The PyCharm profiler’s Call Graph view paints a clear picture –fib()
dominates the execution time in bright red, clocking 603 ms over 4.3 million calls, while everything else barely registers.
The red nodes in the graph highlight performance hotspots, with fib()
responsible for 100% of the total runtime. Both process_data()
and the module’s main entry point route directly into this costly recursion, confirming there’s no other significant time sink.
Green nodes like fib_mem0()
and append()
in lists indicate negligible runtime impact, which aligns with the near-instant memoized execution path.
The visualization makes the optimization priority obvious – replace or cache the expensive fib()
calls, and the program’s runtime collapses from hundreds of milliseconds to near zero.
In summary
Optimize when your code creates noticeable bottlenecks in critical processes, especially as workloads grow. Key triggers include rising cloud costs from inefficient resource usage, user-facing delays (even 100 ms can hurt engagement), and when moving from prototype to production.
Performance optimization delivers efficiency gains, enables scalability for growth, controls costs, provides competitive advantages, ensures reliability under pressure, and improves user satisfaction.
How to approach optimization
Follow a systematic approach.

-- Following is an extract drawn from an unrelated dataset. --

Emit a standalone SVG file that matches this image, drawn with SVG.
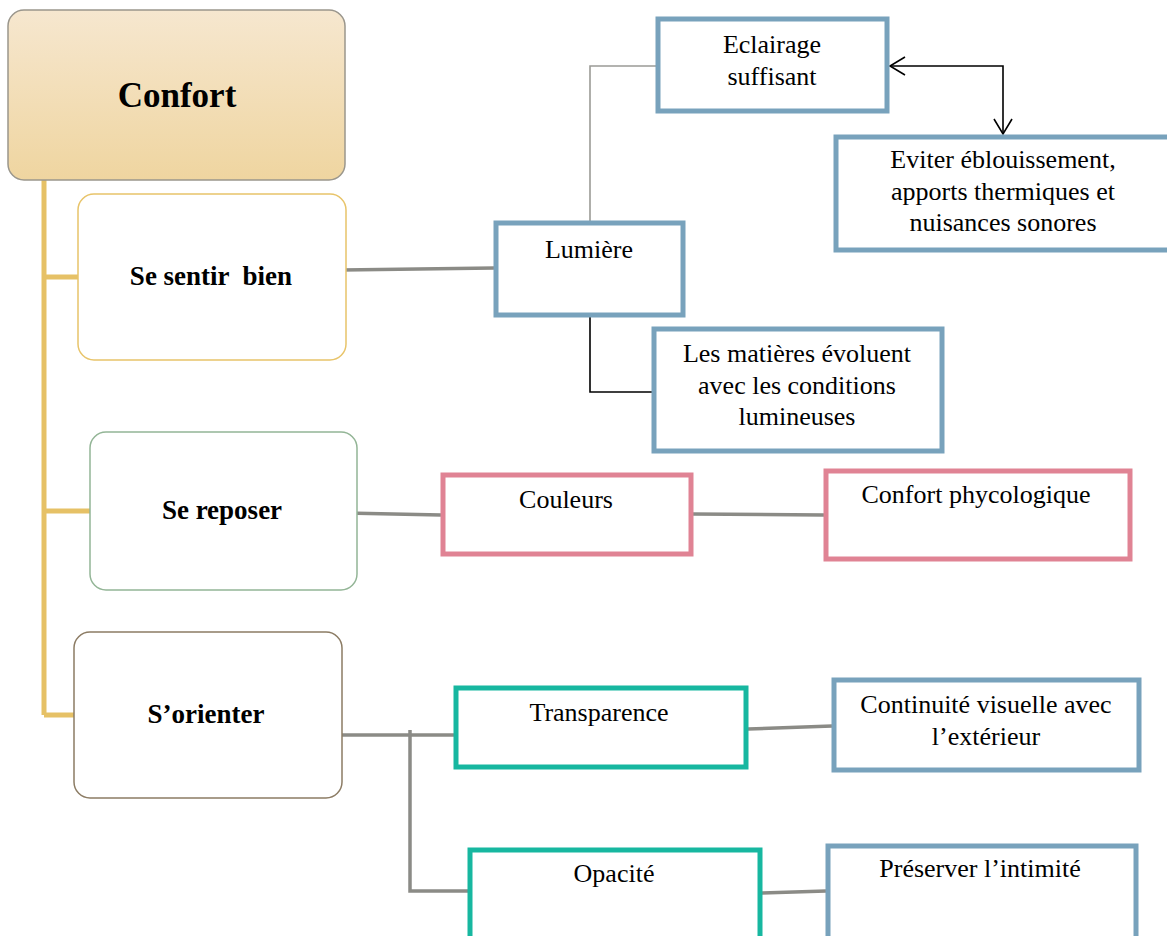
<svg xmlns="http://www.w3.org/2000/svg" width="1167" height="936" viewBox="0 0 1167 936">
  <defs>
    <linearGradient id="rootFill" x1="0" y1="0" x2="0" y2="1">
      <stop offset="0" stop-color="#f6e7cf"/>
      <stop offset="1" stop-color="#efd5a0"/>
    </linearGradient>
  </defs>
  <style>
    text { font-family: "Liberation Serif", "Times New Roman", serif; fill: #000; text-anchor: middle; }
    .t { font-size: 26px; }
    .b { font-size: 27px; font-weight: bold; }
    .root { font-size: 35px; font-weight: bold; }
    .blue { fill: #fff; stroke: #78a2bc; stroke-width: 5; }
    .pink { fill: #fff; stroke: #e08394; stroke-width: 5; }
    .teal { fill: #fff; stroke: #17b7a0; stroke-width: 5; }
    .trunk { fill: none; stroke: #e6c166; stroke-width: 5; }
    .link { fill: none; stroke: #8b8b86; stroke-width: 3.5; }
    .thin { fill: none; stroke: #000; stroke-width: 1.6; }
  </style>
  <rect width="1167" height="936" fill="#fff"/>

  <!-- connectors -->
  <g id="connectors">
    <path class="trunk" d="M44,180 V715 M44,277 H78 M44,511 H90 M44,715 H75"/>
    <path class="link" d="M342,270 L494,268"/>
    <path fill="none" stroke="#9b9b96" stroke-width="1.6" d="M590,222 V66 H656"/>
    <path class="thin" d="M590,316 V392 H652"/>
    <!-- two-way link between lighting and glare boxes -->
    <path class="thin" d="M890,66 H1003 V134"/>
    <path class="thin" d="M905,57 L890,66 L905,75"/>
    <path class="thin" d="M994,119 L1003,134 L1012,119"/>
    <path class="link" d="M345,513 L441,515"/>
    <path class="link" d="M692,514 L824,515"/>
    <path class="link" d="M342,735 H458"/>
    <path class="link" d="M410,730 V891 H470"/>
    <path class="link" d="M748,729 L832,726"/>
    <path class="link" d="M762,893 L826,891"/>
  </g>

  <g id="confort">
    <rect x="8" y="10" width="337" height="170" rx="16" fill="url(#rootFill)" stroke="#9a968c" stroke-width="1.5"/>
    <text class="root" x="177" y="107">Confort</text>
  </g>

  <g id="se-sentir-bien">
    <rect x="78" y="194" width="268" height="166" rx="16" fill="#fff" stroke="#e8c46a" stroke-width="1.5"/>
    <text class="b" x="211" y="285" xml:space="preserve">Se sentir  bien</text>
  </g>

  <g id="se-reposer">
    <rect x="90" y="432" width="267" height="158" rx="16" fill="#fff" stroke="#93b596" stroke-width="1.5"/>
    <text class="b" x="222" y="519">Se reposer</text>
  </g>

  <g id="s-orienter">
    <rect x="74" y="632" width="268" height="166" rx="16" fill="#fff" stroke="#8c7c64" stroke-width="1.5"/>
    <text class="b" x="206" y="723">S’orienter</text>
  </g>

  <g id="lumiere">
    <rect class="blue" x="496" y="223" width="187" height="92"/>
    <text class="t" x="589" y="258">Lumière</text>
  </g>

  <g id="eclairage">
    <rect class="blue" x="658" y="19" width="229" height="92"/>
    <text class="t" x="772" y="53">Eclairage</text>
    <text class="t" x="772" y="85">suffisant</text>
  </g>

  <g id="eviter">
    <rect class="blue" x="836" y="137" width="340" height="113"/>
    <text class="t" x="1003" y="168">Eviter éblouissement,</text>
    <text class="t" x="1003" y="200">apports thermiques et</text>
    <text class="t" x="1003" y="231">nuisances sonores</text>
  </g>

  <g id="matieres">
    <rect class="blue" x="654" y="329" width="288" height="122"/>
    <text class="t" x="797" y="362">Les matières évoluent</text>
    <text class="t" x="797" y="394">avec les conditions</text>
    <text class="t" x="797" y="425">lumineuses</text>
  </g>

  <g id="couleurs">
    <rect class="pink" x="443" y="475" width="248" height="79"/>
    <text class="t" x="566" y="508">Couleurs</text>
  </g>

  <g id="confort-psy">
    <rect class="pink" x="826" y="471" width="304" height="88"/>
    <text class="t" x="976" y="503">Confort phycologique</text>
  </g>

  <g id="transparence">
    <rect class="teal" x="456" y="688" width="290" height="79"/>
    <text class="t" x="599" y="721">Transparence</text>
  </g>

  <g id="continuite">
    <rect class="blue" x="834" y="680" width="305" height="90"/>
    <text class="t" x="986" y="713">Continuité visuelle avec</text>
    <text class="t" x="986" y="745">l’extérieur</text>
  </g>

  <g id="opacite">
    <rect class="teal" x="470" y="850" width="290" height="100"/>
    <text class="t" x="614" y="882">Opacité</text>
  </g>

  <g id="preserver">
    <rect class="blue" x="828" y="846" width="308" height="104"/>
    <text class="t" x="980" y="877">Préserver l’intimité</text>
  </g>
</svg>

Profile first to identify real bottlenecks rather than guessing, leverage established libraries like NumPy and pandas, prioritize algorithmic improvements (better Big O complexity beats micro-optimizations), and always measure results to verify improvements.
CPU-bound vs I/O-bound operations
- CPU-bound tasks are limited by processor speed and include computations like mathematical calculations, image processing, and machine learning training. Python’s global interpreter lock (GIL) restricts true multithreading for these tasks.
- I/O-bound operations involve waiting for input/output like file reads, network requests, or database queries. The CPU remains mostly idle during these operations, making them less affected by the GIL.
General optimization principles
- Measure first: Use profiling tools (
cProfile
,timeit
,line_profiler
) to identify bottlenecks. Optimizing without data is guesswork. - Choose the right tool: Match algorithms, data structures, and concurrency models to your task (CPU-bound vs. I/O-bound).
- Minimize overhead: Reduce Python’s interpretive and dynamic nature where it slows you down.
- Trade-offs: Balance speed, memory, and readability based on your needs.